■ Supplied information
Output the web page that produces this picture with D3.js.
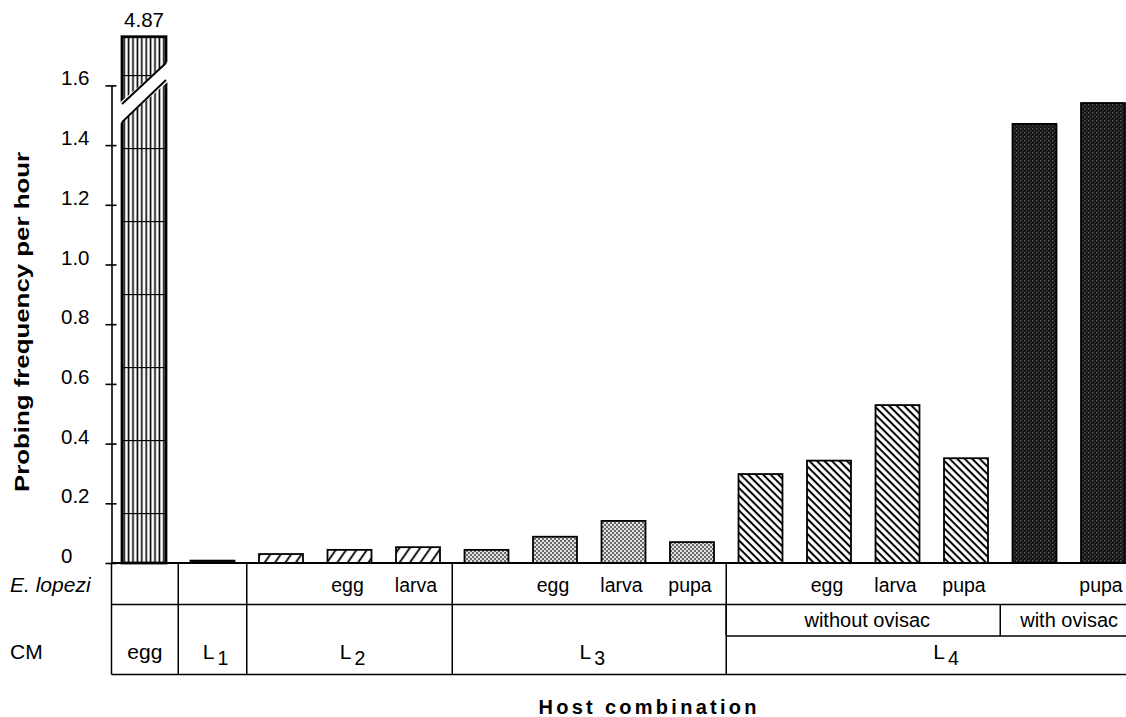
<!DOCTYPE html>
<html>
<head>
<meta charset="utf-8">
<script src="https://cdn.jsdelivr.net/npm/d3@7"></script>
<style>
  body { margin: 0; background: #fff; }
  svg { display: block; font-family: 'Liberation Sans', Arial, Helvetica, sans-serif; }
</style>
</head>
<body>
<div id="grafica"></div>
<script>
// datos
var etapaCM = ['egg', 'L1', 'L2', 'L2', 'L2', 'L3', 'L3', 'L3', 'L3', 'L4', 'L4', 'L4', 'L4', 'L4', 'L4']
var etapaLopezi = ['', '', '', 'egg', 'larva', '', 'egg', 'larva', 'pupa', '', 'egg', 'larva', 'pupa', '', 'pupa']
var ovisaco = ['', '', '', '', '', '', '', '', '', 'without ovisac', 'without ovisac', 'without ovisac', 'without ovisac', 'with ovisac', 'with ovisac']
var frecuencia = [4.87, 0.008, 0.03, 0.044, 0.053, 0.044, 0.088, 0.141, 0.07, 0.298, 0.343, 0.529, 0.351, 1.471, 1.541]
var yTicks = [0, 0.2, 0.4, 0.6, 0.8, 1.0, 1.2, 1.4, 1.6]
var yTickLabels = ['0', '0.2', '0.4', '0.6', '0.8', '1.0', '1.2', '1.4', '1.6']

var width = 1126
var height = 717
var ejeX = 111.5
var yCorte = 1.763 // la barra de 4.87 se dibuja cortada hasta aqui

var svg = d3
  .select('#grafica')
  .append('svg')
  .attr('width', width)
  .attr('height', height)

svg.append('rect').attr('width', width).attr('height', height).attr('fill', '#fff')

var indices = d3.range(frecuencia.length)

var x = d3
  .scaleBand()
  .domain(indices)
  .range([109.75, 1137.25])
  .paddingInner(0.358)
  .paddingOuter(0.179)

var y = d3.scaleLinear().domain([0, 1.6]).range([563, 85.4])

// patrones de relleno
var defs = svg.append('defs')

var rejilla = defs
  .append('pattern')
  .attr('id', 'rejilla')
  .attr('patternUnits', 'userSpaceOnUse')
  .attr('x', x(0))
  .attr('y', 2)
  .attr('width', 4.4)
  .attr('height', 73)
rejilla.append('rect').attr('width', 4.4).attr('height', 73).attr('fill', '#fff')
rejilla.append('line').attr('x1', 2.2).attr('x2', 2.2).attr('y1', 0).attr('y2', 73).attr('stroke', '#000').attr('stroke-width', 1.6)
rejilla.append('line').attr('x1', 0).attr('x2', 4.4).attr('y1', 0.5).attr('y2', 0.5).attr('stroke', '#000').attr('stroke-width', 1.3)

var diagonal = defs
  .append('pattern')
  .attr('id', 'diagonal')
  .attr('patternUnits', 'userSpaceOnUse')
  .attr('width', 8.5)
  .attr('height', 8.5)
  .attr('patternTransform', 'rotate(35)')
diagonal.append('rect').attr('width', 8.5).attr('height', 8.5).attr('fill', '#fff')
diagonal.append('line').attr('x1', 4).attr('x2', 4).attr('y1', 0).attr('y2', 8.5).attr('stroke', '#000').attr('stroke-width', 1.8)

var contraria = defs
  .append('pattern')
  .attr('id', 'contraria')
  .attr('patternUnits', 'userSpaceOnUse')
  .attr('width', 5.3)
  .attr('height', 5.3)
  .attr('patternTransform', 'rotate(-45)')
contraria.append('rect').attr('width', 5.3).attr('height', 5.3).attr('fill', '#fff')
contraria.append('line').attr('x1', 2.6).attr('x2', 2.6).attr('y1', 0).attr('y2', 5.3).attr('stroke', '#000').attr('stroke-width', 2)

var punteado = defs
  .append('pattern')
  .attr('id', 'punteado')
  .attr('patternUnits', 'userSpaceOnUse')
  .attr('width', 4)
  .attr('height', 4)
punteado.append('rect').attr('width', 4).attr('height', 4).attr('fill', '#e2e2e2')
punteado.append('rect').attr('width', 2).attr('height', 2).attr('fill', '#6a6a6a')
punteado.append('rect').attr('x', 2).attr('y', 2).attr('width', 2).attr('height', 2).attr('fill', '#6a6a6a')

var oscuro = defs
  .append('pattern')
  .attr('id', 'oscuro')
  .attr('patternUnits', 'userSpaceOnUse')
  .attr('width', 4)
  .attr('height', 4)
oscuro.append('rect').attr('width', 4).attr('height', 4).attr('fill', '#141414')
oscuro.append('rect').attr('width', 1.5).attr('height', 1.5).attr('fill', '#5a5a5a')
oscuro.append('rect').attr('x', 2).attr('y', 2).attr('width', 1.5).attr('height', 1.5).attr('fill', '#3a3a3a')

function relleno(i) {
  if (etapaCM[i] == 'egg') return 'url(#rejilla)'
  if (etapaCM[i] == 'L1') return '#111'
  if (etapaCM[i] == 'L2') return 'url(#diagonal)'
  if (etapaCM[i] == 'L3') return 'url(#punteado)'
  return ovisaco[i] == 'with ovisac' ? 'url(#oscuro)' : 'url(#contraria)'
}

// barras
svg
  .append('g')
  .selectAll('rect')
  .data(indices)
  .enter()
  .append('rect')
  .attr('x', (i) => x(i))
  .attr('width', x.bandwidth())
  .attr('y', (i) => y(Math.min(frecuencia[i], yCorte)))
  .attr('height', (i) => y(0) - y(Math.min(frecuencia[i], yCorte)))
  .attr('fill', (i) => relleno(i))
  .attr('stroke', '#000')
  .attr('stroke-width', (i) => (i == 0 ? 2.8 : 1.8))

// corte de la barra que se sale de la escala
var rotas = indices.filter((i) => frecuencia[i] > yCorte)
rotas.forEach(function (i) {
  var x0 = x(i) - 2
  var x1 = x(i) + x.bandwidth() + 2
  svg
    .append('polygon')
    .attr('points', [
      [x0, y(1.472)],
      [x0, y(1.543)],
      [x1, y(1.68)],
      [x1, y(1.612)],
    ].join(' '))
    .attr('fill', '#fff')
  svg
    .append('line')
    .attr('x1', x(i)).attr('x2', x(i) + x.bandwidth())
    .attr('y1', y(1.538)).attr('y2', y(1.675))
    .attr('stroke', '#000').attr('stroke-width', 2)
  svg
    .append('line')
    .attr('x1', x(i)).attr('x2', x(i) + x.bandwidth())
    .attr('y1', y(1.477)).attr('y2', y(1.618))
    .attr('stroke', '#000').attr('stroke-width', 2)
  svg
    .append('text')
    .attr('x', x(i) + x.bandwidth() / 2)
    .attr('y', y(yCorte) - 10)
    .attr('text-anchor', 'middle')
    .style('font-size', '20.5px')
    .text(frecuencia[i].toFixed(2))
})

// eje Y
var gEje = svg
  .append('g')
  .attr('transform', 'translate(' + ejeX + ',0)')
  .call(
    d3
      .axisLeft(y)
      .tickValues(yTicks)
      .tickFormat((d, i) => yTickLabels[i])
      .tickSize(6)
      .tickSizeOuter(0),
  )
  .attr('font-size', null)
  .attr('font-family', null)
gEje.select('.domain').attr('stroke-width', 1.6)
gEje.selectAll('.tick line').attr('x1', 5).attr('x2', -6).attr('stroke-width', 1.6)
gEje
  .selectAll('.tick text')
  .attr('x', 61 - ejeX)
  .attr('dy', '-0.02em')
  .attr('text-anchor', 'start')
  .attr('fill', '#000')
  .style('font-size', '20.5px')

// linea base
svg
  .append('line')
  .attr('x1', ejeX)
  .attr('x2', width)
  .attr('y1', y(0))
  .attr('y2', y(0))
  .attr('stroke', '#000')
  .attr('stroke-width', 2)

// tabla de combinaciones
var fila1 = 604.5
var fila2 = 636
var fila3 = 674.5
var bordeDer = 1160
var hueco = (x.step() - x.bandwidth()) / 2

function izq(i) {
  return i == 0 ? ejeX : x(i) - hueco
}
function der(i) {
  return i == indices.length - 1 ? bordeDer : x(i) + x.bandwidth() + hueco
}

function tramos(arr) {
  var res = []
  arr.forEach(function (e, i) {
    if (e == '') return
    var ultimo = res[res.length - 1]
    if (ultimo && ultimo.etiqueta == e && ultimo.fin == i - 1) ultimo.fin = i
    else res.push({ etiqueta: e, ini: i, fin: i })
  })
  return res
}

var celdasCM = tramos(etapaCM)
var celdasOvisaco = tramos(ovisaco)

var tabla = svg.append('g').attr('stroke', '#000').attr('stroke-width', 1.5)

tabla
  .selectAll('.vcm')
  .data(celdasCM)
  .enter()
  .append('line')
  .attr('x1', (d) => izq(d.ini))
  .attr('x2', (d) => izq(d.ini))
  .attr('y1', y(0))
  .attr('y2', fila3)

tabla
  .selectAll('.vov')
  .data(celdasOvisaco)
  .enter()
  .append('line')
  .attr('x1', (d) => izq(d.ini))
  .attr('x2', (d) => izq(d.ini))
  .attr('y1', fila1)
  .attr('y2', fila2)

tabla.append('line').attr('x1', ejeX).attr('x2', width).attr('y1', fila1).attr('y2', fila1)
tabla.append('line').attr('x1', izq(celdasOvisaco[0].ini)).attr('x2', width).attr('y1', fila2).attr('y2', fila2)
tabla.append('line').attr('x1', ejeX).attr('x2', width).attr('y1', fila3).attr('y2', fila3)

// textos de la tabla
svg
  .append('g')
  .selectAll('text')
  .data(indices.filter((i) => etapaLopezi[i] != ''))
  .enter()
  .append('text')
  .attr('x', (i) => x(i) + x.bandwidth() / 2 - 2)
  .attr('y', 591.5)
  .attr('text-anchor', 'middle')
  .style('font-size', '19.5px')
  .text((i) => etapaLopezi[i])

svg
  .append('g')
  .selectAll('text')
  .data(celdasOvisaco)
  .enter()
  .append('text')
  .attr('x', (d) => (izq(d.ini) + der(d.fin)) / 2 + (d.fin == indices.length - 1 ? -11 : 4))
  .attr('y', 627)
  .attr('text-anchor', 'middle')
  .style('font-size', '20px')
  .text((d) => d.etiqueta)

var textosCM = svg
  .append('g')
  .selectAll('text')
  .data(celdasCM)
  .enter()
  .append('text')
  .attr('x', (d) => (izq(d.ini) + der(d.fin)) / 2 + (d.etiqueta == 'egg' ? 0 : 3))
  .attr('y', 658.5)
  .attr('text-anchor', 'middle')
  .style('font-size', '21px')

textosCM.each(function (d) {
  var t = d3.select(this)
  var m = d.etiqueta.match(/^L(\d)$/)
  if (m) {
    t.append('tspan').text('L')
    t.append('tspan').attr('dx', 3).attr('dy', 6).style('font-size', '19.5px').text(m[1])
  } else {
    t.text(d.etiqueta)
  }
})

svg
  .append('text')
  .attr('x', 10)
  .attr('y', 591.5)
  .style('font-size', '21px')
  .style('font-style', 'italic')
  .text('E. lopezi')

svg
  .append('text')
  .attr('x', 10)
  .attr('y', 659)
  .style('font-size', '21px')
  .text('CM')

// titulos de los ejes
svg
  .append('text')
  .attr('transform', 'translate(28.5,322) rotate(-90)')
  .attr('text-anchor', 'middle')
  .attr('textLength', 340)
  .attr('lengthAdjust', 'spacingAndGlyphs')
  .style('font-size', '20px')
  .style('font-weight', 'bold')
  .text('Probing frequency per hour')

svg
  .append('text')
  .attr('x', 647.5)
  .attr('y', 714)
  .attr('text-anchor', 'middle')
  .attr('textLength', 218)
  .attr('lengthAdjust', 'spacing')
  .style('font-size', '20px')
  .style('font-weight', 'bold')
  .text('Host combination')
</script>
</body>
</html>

■ To be done
Write out an exact copy of the listing, first line through the line containing "var yCorte = 1.763", with the pictures left out.

■ Complete answer
Output the web page that produces this picture with D3.js.
<!DOCTYPE html>
<html>
<head>
<meta charset="utf-8">
<script src="https://cdn.jsdelivr.net/npm/d3@7"></script>
<style>
  body { margin: 0; background: #fff; }
  svg { display: block; font-family: 'Liberation Sans', Arial, Helvetica, sans-serif; }
</style>
</head>
<body>
<div id="grafica"></div>
<script>
// datos
var etapaCM = ['egg', 'L1', 'L2', 'L2', 'L2', 'L3', 'L3', 'L3', 'L3', 'L4', 'L4', 'L4', 'L4', 'L4', 'L4']
var etapaLopezi = ['', '', '', 'egg', 'larva', '', 'egg', 'larva', 'pupa', '', 'egg', 'larva', 'pupa', '', 'pupa']
var ovisaco = ['', '', '', '', '', '', '', '', '', 'without ovisac', 'without ovisac', 'without ovisac', 'without ovisac', 'with ovisac', 'with ovisac']
var frecuencia = [4.87, 0.008, 0.03, 0.044, 0.053, 0.044, 0.088, 0.141, 0.07, 0.298, 0.343, 0.529, 0.351, 1.471, 1.541]
var yTicks = [0, 0.2, 0.4, 0.6, 0.8, 1.0, 1.2, 1.4, 1.6]
var yTickLabels = ['0', '0.2', '0.4', '0.6', '0.8', '1.0', '1.2', '1.4', '1.6']

var width = 1126
var height = 717
var ejeX = 111.5
var yCorte = 1.763 // la barra de 4.87 se dibuja cortada hasta aqui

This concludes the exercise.